Full text available: PDF format *

I. Introduction

This article is based on a survey of decisions by the European Commission of Human Rights regarding applications from former Communist countries which ratified the Convention for the Protection of Human Rights and Fundamental Freedoms (known as the European Convention on Human Rights, hereinafter `the Convention') following the dramatic events in Europe in the fall of 1989.

To date, eight new countries from Central and Eastern Europe have ratified the Convention: Bulgaria, the Czech Republic, Hungary, Lithuania, Poland, Romania, the Slovak Republic and Slovenia. The Czech and Slovak Federal Republic (CSFR) had ratified the Convention before it split into two States. The jurisdiction of the Convention was also extended to the former East Germany, as a result of its unification with the former West Germany.3

This article is a result of a study of all the European Commission of Human Rights' decisions in applications from the new Member States.4 However, it does not include a discussion of cases summarily decided by the Commission, when all the decision concluded was that no violation of the Convention had been found. For these reasons, the article cannot be seen as an overview of all the complaints that have been brought before the Commission.5 It is also clear that this article is not a report on the human rights situation in the former Communist countries. Nevertheless, as the article will show, some patterns of the ways in which applicants from the former Communist countries try to use the Convention can be identified. One of the article's contributions is indeed in trying to understand the hopes which the citizens (and lawyers) of the new democracies have of the Strasbourg organs. In addition, the study of the case law raises some more general questions about the role the Convention may play in the transition to democracy.6

* The free viewer (Acrobat Reader) for PDF file is available at the Adobe Systems.

1 Special thanks to Wolfgang Strasser from the Secretariat of the European Commission of Human Rights for his hospitality and help.
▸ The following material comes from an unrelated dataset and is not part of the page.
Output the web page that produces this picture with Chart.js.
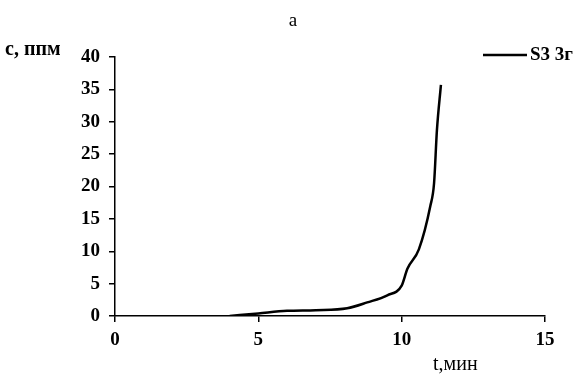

Thanks to Peter Neussl, Oonagh Reitman and Susan Marks for their comments, and to the Centre for European Studies at Harvard University for a grant that made the research for this article possible.

2 LL.B. 1990, Tel-Aviv University; S.J.D. candidate, Harvard Law School.

3 Estonia, Macedonia and the Ukraine signed the Convention but have not yet ratified it. See Drzemczewski, `The Council of Europe's Co-operation and Assistance Programmes with Central and Eastern European Countries in the Human Rights Field: 1990 to September 1993', 14 HRLJ (1993) 229, 230.

4 No case from the former Communist countries has so far been referred to the European Court of Human Rights.

5 Such an overview would have to include provisional files that were eventually not registered. The information about these files is not public.

6 This article includes Commission's decisions which were given until the beginning of May 1995. In addition it was updated to include significant decisions given until the end of 1995.